Govt: No Outlandish Fin Claim
The government has become vigilant and has sounded caution to the general public, especially considering the recent remarks by the Finance Minister, Nirmala Sitharaman, on finfluencers and ponzi apps. She advised that a strong sense of caution is required in each one of us to make sure we double-check and counter-check the given advice. She also indicated that the government is not considering any proposal to regulate financial influencers on social media, but is coordinating with the RBI and MEITY to check ponzi apps that are making outlandish financial claims. Swapnil indicates: “Regulatory bodies such as SEBI have an important role to play here and ensure that strict actions are taken against those who are found involved in fraudulent activities.
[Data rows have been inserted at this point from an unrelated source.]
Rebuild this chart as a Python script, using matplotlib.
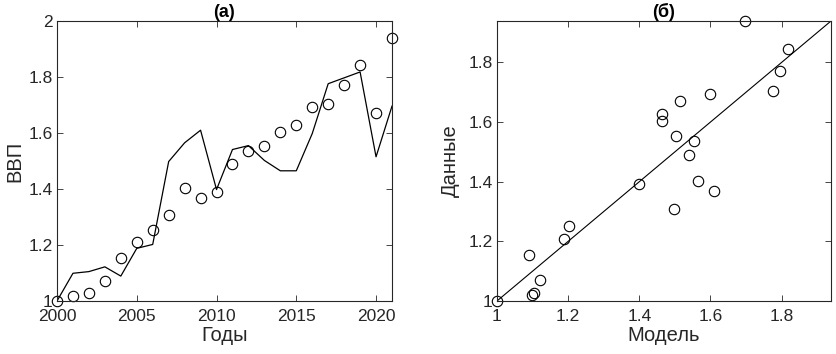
import matplotlib
matplotlib.use('Agg')
import matplotlib.pyplot as plt

plt.rcParams['font.family'] = ['Liberation Sans', 'DejaVu Sans']

# years and values
years = list(range(2000, 2022))
data = [1.000, 1.019, 1.027, 1.071, 1.155, 1.209, 1.253, 1.308, 1.403, 1.369, 1.391,
        1.490, 1.536, 1.552, 1.602, 1.628, 1.693, 1.705, 1.771, 1.844, 1.672, 1.939]
model = [1.000, 1.099, 1.105, 1.122, 1.089, 1.188, 1.202, 1.498, 1.565, 1.610, 1.398,
         1.541, 1.555, 1.502, 1.465, 1.465, 1.598, 1.776, 1.797, 1.818, 1.515, 1.696]

xticks_a = [2000, 2005, 2010, 2015, 2020]
yticks_a = [1, 1.2, 1.4, 1.6, 1.8, 2]
ticks_b = [1, 1.2, 1.4, 1.6, 1.8]

W, H = 837, 354
fig = plt.figure(figsize=(W / 100, H / 100), dpi=100)
ax1 = fig.add_axes([57 / W, 53 / H, 335 / W, 280 / H])
ax2 = fig.add_axes([497 / W, 53 / H, 334 / W, 280 / H])

txt = '#262626'

def style(ax):
    ax.tick_params(direction='in', top=True, right=True, labelsize=12.5, length=4,
                   width=0.6, colors=txt)
    ax.tick_params(axis='x', pad=6)
    ax.tick_params(axis='y', pad=3)
    for s in ax.spines.values():
        s.set_linewidth(0.8)
        s.set_color(txt)

# (a) time series
ax1.plot(years, model, color='black', lw=0.9)
ax1.plot(years, data, 'o', mfc='none', mec='black', ms=7.5, mew=0.8, clip_on=False)
ax1.set_xlim(2000, 2021)
ax1.set_ylim(1, 2)
ax1.set_xticks(xticks_a)
ax1.set_yticks(yticks_a)
ax1.set_yticklabels(['1', '1.2', '1.4', '1.6', '1.8', '2'])
ax1.set_xlabel('Годы', fontsize=14.5, labelpad=1, color=txt)
ax1.set_ylabel('ВВП', fontsize=14.5, labelpad=3, color=txt)
ax1.set_title('(а)', fontsize=13, fontweight='bold', pad=3)
style(ax1)

# (б) data vs model
lim = max(data)
ax2.plot([1, lim], [1, lim], color='black', lw=0.8)
ax2.plot(model, data, 'o', mfc='none', mec='black', ms=7.5, mew=0.8, clip_on=False)
ax2.set_xlim(1, lim)
ax2.set_ylim(1, lim)
ax2.set_xticks(ticks_b)
ax2.set_yticks(ticks_b)
ax2.set_xticklabels(['1', '1.2', '1.4', '1.6', '1.8'])
ax2.set_yticklabels(['1', '1.2', '1.4', '1.6', '1.8'])
ax2.set_xlabel('Модель', fontsize=14.5, labelpad=1, color=txt)
ax2.set_ylabel('Данные', fontsize=14.5, labelpad=6, color=txt)
ax2.set_title('(б)', fontsize=13, fontweight='bold', pad=3)
style(ax2)

fig.savefig('out.png', dpi=100)
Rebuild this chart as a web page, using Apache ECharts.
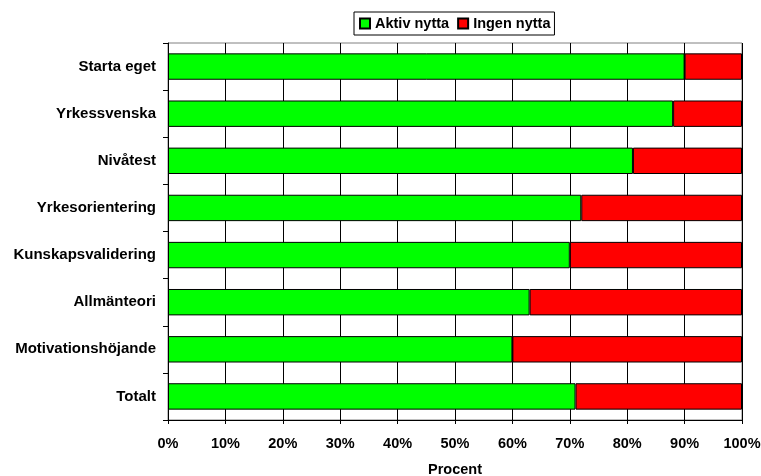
<!DOCTYPE html>
<html>
<head>
<meta charset="utf-8">
<script src="https://cdn.jsdelivr.net/npm/echarts@6/dist/echarts.min.js"></script>
<style>
html,body{margin:0;padding:0;background:#fff;}
#chart{width:761px;height:476px;}
</style>
</head>
<body>
<div id="chart"></div>
<script>
const categories = ["Starta eget","Yrkessvenska","Nivåtest","Yrkesorientering","Kunskapsvalidering","Allmänteori","Motivationshöjande","Totalt"];
const aktivNytta = [90, 88, 81, 72, 70, 63, 60, 71];
const ingenNytta = [10, 12, 19, 28, 30, 37, 40, 29];
const seriesNames = ["Aktiv nytta", "Ingen nytta"];
const axisName = "Procent";

const FONT = '"Liberation Sans", Arial, sans-serif';
const chart = echarts.init(document.getElementById('chart'), null, {renderer: 'canvas'});
chart.setOption({
  animation: false,
  backgroundColor: '#fff',
  textStyle: {fontFamily: FONT},
  legend: {
    left: 354, top: 12,
    padding: [4, 4, 4, 5],
    borderColor: '#000', borderWidth: 1,
    itemWidth: 10, itemHeight: 10, itemGap: 8,
    icon: 'rect',
    textStyle: {fontFamily: FONT, fontWeight: 'bold', fontSize: 14.5, color: '#000'},
    data: seriesNames
  },
  grid: {
    left: 168, right: 19, top: 43, bottom: 56,
    containLabel: false, outerBoundsMode: 'none',
    show: true, borderColor: '#808080', borderWidth: 1, backgroundColor: '#fff'
  },
  xAxis: {
    type: 'value', min: 0, max: 100, interval: 10,
    name: axisName, nameLocation: 'middle', nameGap: 42,
    nameTextStyle: {fontFamily: FONT, fontWeight: 'bold', fontSize: 14.5, color: '#000'},
    axisLine: {show: true, lineStyle: {color: '#000', width: 1}},
    axisTick: {show: true, length: 4, lineStyle: {color: '#000'}},
    axisLabel: {formatter: '{value}%', margin: 16, fontFamily: FONT, fontWeight: 'bold', fontSize: 14.5, color: '#000'},
    splitLine: {show: true, lineStyle: {color: '#000', width: 1}}
  },
  yAxis: {
    type: 'category', data: categories, inverse: true,
    axisLine: {show: true, lineStyle: {color: '#000', width: 1}},
    axisTick: {show: true, length: 5, alignWithLabel: false, lineStyle: {color: '#000'}},
    axisLabel: {margin: 12, fontFamily: FONT, fontWeight: 'bold', fontSize: 15, color: '#000'},
    splitLine: {show: false}
  },
  series: [
    {
      name: seriesNames[0], type: 'bar', stack: 'total', data: aktivNytta,
      barCategoryGap: '44%',
      itemStyle: {color: '#00FF00', borderColor: '#000', borderWidth: 1}
    },
    {
      name: seriesNames[1], type: 'bar', stack: 'total', data: ingenNytta,
      barCategoryGap: '44%',
      itemStyle: {color: '#FF0000', borderColor: '#000', borderWidth: 1}
    }
  ]
});
</script>
</body>
</html>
Financial advisors, who are not registered with SEBI, violate the regulatory norms and can be held liable for violating the Prohibition of Fraudulent and Unfair Trade Practices regulations.”
A Fine Balance, The Way Forward
Though regulations for finfluencers per se are not there currently, Swapnil believes that it would be definitely on the cards soon amid the rising cases of the general public falling prey to these advices. In a fair bid to protect the general public interests, the government should ensure that it preserves the freedom of speech and the ability of individuals to share their financial opinions and experiences on social media platforms. He feels: “It would be prudent from the regulator and government perspective to talk, hear and take into confidence the content creators and other stakeholders to arrive at a mutual consensus regarding the regulation governing them. There is a fine line between financial literacy and financial advice and all efforts should focus on building an investment culture which is a win-win situation for both the financial content creator and the audience.”